The Kharif (rainy season) crop that follows in June is also likely to be impacted. Though the seed industry has been allowed to function, seed processing and packaging industries are seriously constrained due to workforce unavailability.
Transportation and other logistics have to be organised well for the smooth availability of seeds and other agro-inputs at right time. There is need to connect all missing links for the functioning of food supply chains.

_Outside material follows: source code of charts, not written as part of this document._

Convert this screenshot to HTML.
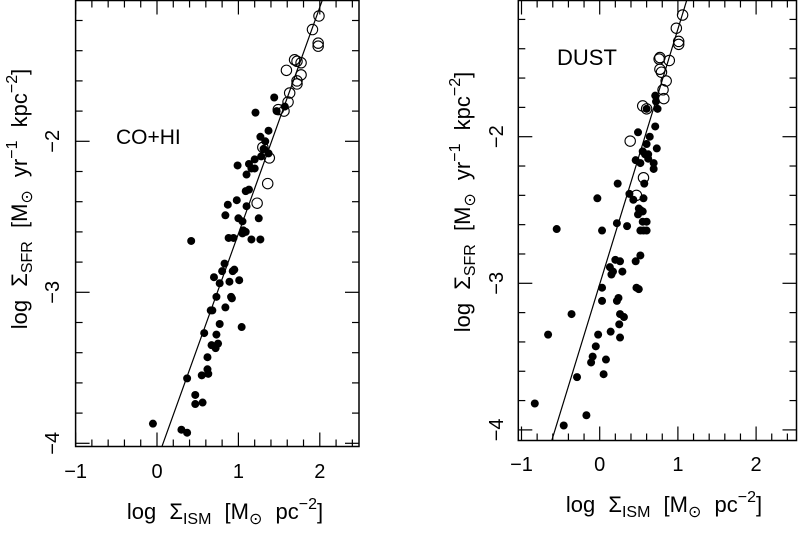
<!DOCTYPE html>
<html><head><meta charset="utf-8"><style>
html,body{margin:0;padding:0;background:#fff;width:798px;height:533px;overflow:hidden;}
svg{display:block;font-family:"Liberation Sans",Arial,sans-serif;}
</style></head><body>
<svg id="chart" width="798" height="533" viewBox="0 0 798 533"></svg>
<script>
// ---- data: left panel (CO+HI) ----
const leftOpenX = [1.99,1.91,1.98,1.98,1.69,1.72,1.77,1.59,1.77,1.72,1.72,1.63,1.61,1.56,1.49,1.30,1.38,1.36,1.23];
const leftOpenY = [-1.17,-1.26,-1.35,-1.37,-1.46,-1.47,-1.48,-1.53,-1.56,-1.60,-1.62,-1.68,-1.74,-1.80,-1.79,-2.04,-2.11,-2.28,-2.41];
const leftFilledX = [1.44,1.21,1.47,1.57,1.37,1.27,1.33,1.31,1.37,1.28,1.20,0.99,1.13,1.16,1.20,1.10,1.09,1.13,0.98,1.10,0.87,0.84,1.00,1.05,1.25,1.06,1.09,1.05,0.42,0.88,0.94,1.16,1.27,
 0.83,0.80,0.93,0.95,0.70,0.77,0.89,1.01,0.73,0.91,0.92,0.66,0.68,0.84,0.77,1.04,0.58,0.73,0.75,0.67,0.72,0.62,0.62,0.63,0.55,0.37,0.47,0.47,0.56,-0.05,0.30,0.37];
const leftFilledY = [-1.71,-1.81,-1.80,-1.77,-1.93,-1.97,-2.00,-2.05,-2.08,-2.10,-2.12,-2.16,-2.15,-2.18,-2.18,-2.22,-2.33,-2.32,-2.39,-2.43,-2.42,-2.49,-2.51,-2.53,-2.51,-2.59,-2.60,-2.61,-2.66,-2.64,-2.64,-2.65,-2.65,
 -2.81,-2.86,-2.86,-2.85,-2.90,-2.94,-2.93,-2.92,-3.03,-3.03,-3.04,-3.12,-3.12,-3.10,-3.21,-3.23,-3.27,-3.28,-3.34,-3.35,-3.37,-3.43,-3.51,-3.54,-3.55,-3.57,-3.68,-3.74,-3.73,-3.87,-3.91,-3.93];
const leftFit = [1.5, -4.112]; // slope, intercept
// ---- data: right panel (DUST) ----
const rightOpenX = [1.06,0.98,1.01,1.01,0.77,0.76,0.89,0.77,0.79,0.85,0.81,0.82,0.55,0.60,0.39,0.56,0.47];
const rightOpenY = [-1.17,-1.26,-1.35,-1.37,-1.46,-1.47,-1.48,-1.54,-1.56,-1.62,-1.68,-1.74,-1.79,-1.81,-2.03,-2.28,-2.40];
const rightFilledX = [0.71,0.72,0.60,0.74,0.71,0.49,0.64,0.60,0.73,0.55,0.58,0.62,0.46,0.62,0.52,0.69,0.69,0.57,0.23,0.38,0.43,0.56,-0.03,0.50,0.52,0.55,0.49,0.55,0.60,0.22,0.35,-0.55,0.03,0.52,0.56,0.60,
 0.52,0.46,0.20,0.26,0.13,0.17,0.29,0.15,0.47,0.50,0.03,0.24,0.22,0.03,-0.36,0.26,0.31,0.25,-0.66,-0.02,0.14,0.26,-0.05,-0.09,-0.11,0.08,0.05,-0.29,-0.83,-0.17,-0.46];
const rightFilledY = [-1.72,-1.76,-1.81,-1.81,-1.93,-1.97,-2.00,-2.05,-2.08,-2.10,-2.12,-2.12,-2.16,-2.15,-2.18,-2.18,-2.22,-2.32,-2.32,-2.39,-2.43,-2.42,-2.42,-2.49,-2.50,-2.51,-2.53,-2.58,-2.58,-2.59,-2.61,-2.63,-2.64,-2.64,-2.64,-2.64,
 -2.81,-2.85,-2.84,-2.85,-2.89,-2.92,-2.92,-2.94,-3.03,-3.04,-3.03,-3.10,-3.12,-3.12,-3.21,-3.21,-3.23,-3.28,-3.35,-3.35,-3.33,-3.37,-3.43,-3.50,-3.54,-3.52,-3.62,-3.64,-3.82,-3.90,-3.97];
const rightFit = [1.74, -3.006];
const xTickLabels = [-1, 0, 1, 2];
const yTickLabels = [-2, -3, -4];

const NS = "http://www.w3.org/2000/svg";
const svg = document.getElementById("chart");
function mk(tag, attrs, parent){ const e=document.createElementNS(NS,tag); for(const k in attrs) e.setAttribute(k,attrs[k]); (parent||svg).appendChild(e); return e; }

function panel(cfg){
  const g = mk("g",{});
  
  
  const X = v => cfg.x0px + (v) * cfg.xs;
  const Y = v => cfg.ym2px - (v + 2) * cfg.ys;
  const L=cfg.L,R=cfg.R,T=cfg.T,B=cfg.B;
  const xmin=(L-cfg.x0px)/cfg.xs, xmax=(R-cfg.x0px)/cfg.xs;
  const ymax=-2+(cfg.ym2px-T)/cfg.ys, ymin=-2+(cfg.ym2px-B)/cfg.ys;
  const clipId = cfg.name+"-clip";
  const cp = mk("clipPath",{id:clipId},g); mk("rect",{x:L,y:T,width:R-L,height:B-T},cp);
  const tg = mk("g",{stroke:"#000","stroke-width":1.2},g);
  
  
  for(let i=-10;i<=25;i++){ const v=i/5; if(v<xmin-1e-6||v>xmax+1e-6) continue;
    const major = Math.abs(v-Math.round(v))<1e-6; const len = major?14:7; const px=X(v);
    mk("line",{x1:px,x2:px,y1:B,y2:B-len},tg); mk("line",{x1:px,x2:px,y1:T,y2:T+len},tg); }
  for(let i=-25;i<=0;i++){ const v=i/5; if(v<ymin-1e-6||v>ymax+1e-6) continue;
    const major = Math.abs(v-Math.round(v))<1e-6; const len = major?14:7; const py=Y(v);
    mk("line",{x1:L,x2:L+len,y1:py,y2:py},tg); mk("line",{x1:R,x2:R-len,y1:py,y2:py},tg); }
  const fr = mk("rect",{x:L,y:T,width:R-L,height:B-T,fill:"none",stroke:"#000","stroke-width":1.5},g);
  
  
  xTickLabels.forEach(v=>{ const t=mk("text",{x:X(v),y:cfg.xlabY,"text-anchor":"middle","font-size":20},g); t.textContent=(v<0?"\u2212"+(-v):String(v));
    
     });
  yTickLabels.forEach(v=>{ const py=Y(v); const t=mk("text",{x:0,y:0,"text-anchor":"middle","font-size":20,transform:`translate(${cfg.ylabX},${py}) rotate(-90)`},g); t.textContent="\u2212"+(-v);
    
     });
  const m=cfg.fit[0], b=cfg.fit[1];
  const fl = mk("line",{x1:X(xmin),y1:Y(m*xmin+b),x2:X(xmax),y2:Y(m*xmax+b),stroke:"#000","stroke-width":1.2,"clip-path":`url(#${clipId})`},g);
  
  
  const pg = mk("g",{"clip-path":`url(#${clipId})`},g);
  cfg.fx.forEach((v,i)=>{ const c=mk("circle",{cx:X(v),cy:Y(cfg.fy[i]),r:4,fill:"#000"},pg);
    
     });
  cfg.ox.forEach((v,i)=>{ const c=mk("circle",{cx:X(v),cy:Y(cfg.oy[i]),r:5.2,fill:"none",stroke:"#000","stroke-width":1.1},pg);
    
     });
  const lab = mk("text",{x:cfg.labX,y:cfg.labY,"font-size":cfg.labSize},g); lab.textContent=cfg.label;
  
  
  const xt = mk("text",{x:cfg.xtX,y:cfg.xtY,"text-anchor":"middle","font-size":22,"word-spacing":"7px"},g);
  xt.innerHTML = 'log \u03A3<tspan font-size="16" dy="5">ISM</tspan><tspan dy="-5"> [M</tspan><tspan font-size="16" dy="5">\u2299</tspan><tspan dy="-5"> pc</tspan><tspan font-size="16" dy="-10">\u22122</tspan><tspan dy="10">]</tspan>';
  
  
  const yt = mk("text",{x:0,y:0,"text-anchor":"middle","font-size":22,"word-spacing":"7px",transform:`translate(${cfg.ytX},${cfg.ytY}) rotate(-90)`},g);
  yt.innerHTML = 'log \u03A3<tspan font-size="16" dy="5">SFR</tspan><tspan dy="-5"> [M</tspan><tspan font-size="16" dy="5">\u2299</tspan><tspan dy="-5"> yr</tspan><tspan font-size="16" dy="-10">\u22121</tspan><tspan dy="10"> kpc</tspan><tspan font-size="16" dy="-10">\u22122</tspan><tspan dy="10">]</tspan>';
  
  
}

panel({name:"co-hi-panel",L:75.6,R:359,T:0.5,B:446.5,x0px:157,xs:81.4,ym2px:141.3,ys:151,
  fit:leftFit,fx:leftFilledX,fy:leftFilledY,ox:leftOpenX,oy:leftOpenY,
  xlabY:478,ylabX:59,label:"CO+HI",labX:116,labY:144,labSize:21,
  xtX:225,xtY:519,ytX:27,ytY:199});
panel({name:"dust-panel",L:518.3,R:796.5,T:0.5,B:440.5,x0px:599.7,xs:78.2,ym2px:136.7,ys:146.6,
  fit:rightFit,fx:rightFilledX,fy:rightFilledY,ox:rightOpenX,oy:rightOpenY,
  xlabY:471,ylabX:503,label:"DUST",labX:557,labY:65,labSize:22,
  xtX:664,xtY:512,ytX:470,ytY:202});
</script>
</body></html>
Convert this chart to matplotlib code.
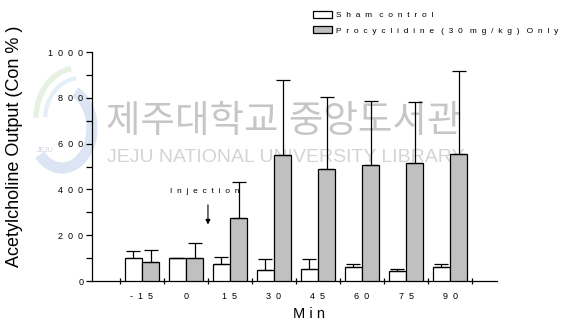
import numpy as np
import matplotlib.pyplot as plt
from matplotlib.ticker import MultipleLocator
from matplotlib.patches import Arc

plt.rcParams['font.family'] = ['Liberation Sans', 'Noto Sans CJK KR', 'DejaVu Sans']

# tiempo (min) y salida de acetilcolina (% del control)
minutos = ['-15', '0', '15', '30', '45', '60', '75', '90']
sham = [103, 100, 76, 47, 54, 62, 44, 62]
sham_err = [28, 2, 29, 50, 43, 11, 7, 14]
procy = [82, 100, 277, 550, 489, 509, 515, 553]
procy_err = [56, 66, 155, 328, 316, 278, 268, 363]

def espaciado(t, sep='  ', hueco=3):
    # separa cada letra; las palabras quedan mas separadas
    return (' ' * hueco).join(sep.join(p) for p in t.split(' '))

fig = plt.figure(figsize=(5.63, 3.25), dpi=100)

# capa de fondo con la marca de agua (en pixeles)
bg = fig.add_axes([0, 0, 1, 1], zorder=0)
bg.set_xlim(0, 563)
bg.set_ylim(325, 0)
bg.axis('off')
bg.add_patch(Arc((62, 128), 60, 80, theta1=-70, theta2=130, lw=8, color='#d3dff0', alpha=0.8))
bg.add_patch(Arc((78, 118), 84, 100, theta1=180, theta2=262, lw=4, color='#e2eedb', alpha=0.8))
bg.add_patch(Arc((80, 120), 70, 84, theta1=185, theta2=265, lw=3, color='#dcebf4', alpha=0.8))
bg.text(45, 150, 'JEJU', fontsize=5, color='#ccd3de', ha='center', va='center')
bg.text(284, 122, '제주대학교 중앙도서관', fontsize=27, color='#c6c6c6',
        ha='center', va='center')
bg.text(286, 157, 'JEJU NATIONAL UNIVERSITY LIBRARY', fontsize=14, color='#d4d4d4',
        ha='center', va='center')

ax = fig.add_axes([0.163, 0.135, 0.72, 0.705], zorder=1)
ax.patch.set_alpha(0)

x = np.arange(len(minutos))
w = 0.39
ek = dict(elinewidth=0.9, capsize=5, capthick=0.9)
ax.bar(x - w / 2, sham, width=w, color='white', edgecolor='black', linewidth=0.9,
       yerr=[np.zeros(len(sham)), sham_err], error_kw=ek,
       label=espaciado('Sham control'), zorder=3)
ax.bar(x + w / 2, procy, width=w, color='#c0c0c0', edgecolor='black', linewidth=0.9,
       yerr=[np.zeros(len(procy)), procy_err], error_kw=ek,
       label=espaciado('Procyclidine (30 mg/kg) Only'), zorder=3)

ax.set_xlim(-1.14, 8.07)
ax.set_ylim(0, 1000)
ax.set_xticks(x)
ax.set_xticklabels([espaciado(m) for m in minutos], fontsize=6.5)
ax.set_xticks(np.arange(len(minutos) + 1) - 0.5, minor=True)
ax.tick_params(axis='x', which='major', length=0, pad=8)
ax.tick_params(axis='x', which='minor', length=5, direction='inout', width=0.9)

ax.set_yticks(range(0, 1001, 200))
ax.set_yticklabels([espaciado(str(v)) for v in range(0, 1001, 200)], fontsize=6.5)
ax.yaxis.set_minor_locator(MultipleLocator(100))
ax.tick_params(axis='y', which='both', length=4, width=0.9, pad=2)

for s in ['top', 'right']:
    ax.spines[s].set_visible(False)
for s in ['left', 'bottom']:
    ax.spines[s].set_linewidth(0.9)

ax.set_ylabel('Acetylcholine Output (Con % )', fontsize=13)
ax.yaxis.set_label_coords(-0.17, 0.59)
ax.set_xlabel(espaciado('Min', ' '), fontsize=10.5)
ax.xaxis.set_label_coords(0.535, -0.115)

# flecha de inyeccion
ax.annotate('', xy=(1.5, 235), xytext=(1.5, 345),
            arrowprops=dict(arrowstyle='-|>', color='black', lw=0.8, mutation_scale=7))
ax.text(1.43, 375, espaciado('Injection'), fontsize=6, ha='center', va='bottom')

fig.legend(loc='upper left', bbox_to_anchor=(0.543, 0.99), frameon=False,
           fontsize=6, handlelength=2.3, handleheight=0.95, labelspacing=0.85,
           handletextpad=0.4)

fig.savefig('out.png', dpi=100)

Dairy, a major source of cash and stability for Indian farmers, especially smallholders in dry regions, is significantly affected. About 500,000 tons of milk is produced daily and nearly 15-20 per cent of the market surplus is procured by traditional sweetmakers, who remain closed. The uptake of milk by organised sector has also reduced due to workforce shortages and transport problems in certain regions. The dairy industry and the government need to intervene immediately as milk production is not only a source of livelihood for smallholders but also a major source of nutrition. The industry’s large entities like Amul and others may come forward to procure additional milk from local vendors through their collection centres, which continue to operate. Karnataka government’s step to procure extra milk and distribute it free to poor people is also worth emulating by other states.
This unprecedented situation has an equal or higher economic impact on the more enterprising farmers growing high-value commodities like fruits, vegetables, dairy, fishery, etc. and hence they also need to be compensated. This lockdown may worsen the agrarian crisis if farmers are not ensured a minimum income for the next few months and their losses compensated through appropriate measures. Homeward exodus of migrant workers from states with intensive farming like Punjab not only affects agriculture, but also the livelihoods of migrants if the lockdown continues further. The proposed One Nation One Ration Card (ONORC), which entitles beneficiaries to claim subsidised food irrespective of their place of residence, may avert such hardship in future. The situation calls for speedy implementation of ONORC and also revamping the PDS (designing evidence-based instruments combining physical delivery and food stamps). Besides innovating the PDS systems, government needs to encourage decentralised food systems with increased consumption of local traditional foods, diversifying farming/food systems, urban farming and improving the capacity of farmers to safely store food for their household consumption.
Though the government has permitted agriculture activity and export of key agricultural commodities during the lockdown, it remains subdued because of labour constraint. The migrant workforce will remain indispensable, both for industry and agriculture, in the future as well. We should learn from this crisis to create a transparent mechanism that provides a safety net to the trained migrant workforce avoiding personal miseries and losses to the economy under such concerning situations.
This challenge also calls for greater R&D efforts and innovative business models for mechanization on small farms. At present, a publicly accessible inventory of farm machines at block/sub-district level is needed. Smartphones and digital tools could be the best way of communicating with all stakeholders. Moreover, the continuity of agri-supply chains could also be promoted by supportive actions for e-Commerce and delivery companies.
Though central and state governments in India have acted quickly to help the agriculture sector navigate this unprecedented crisis, more immediate corrective steps as outlined are needed to ensure food security and to support agriculture to fuel India’s economic growth.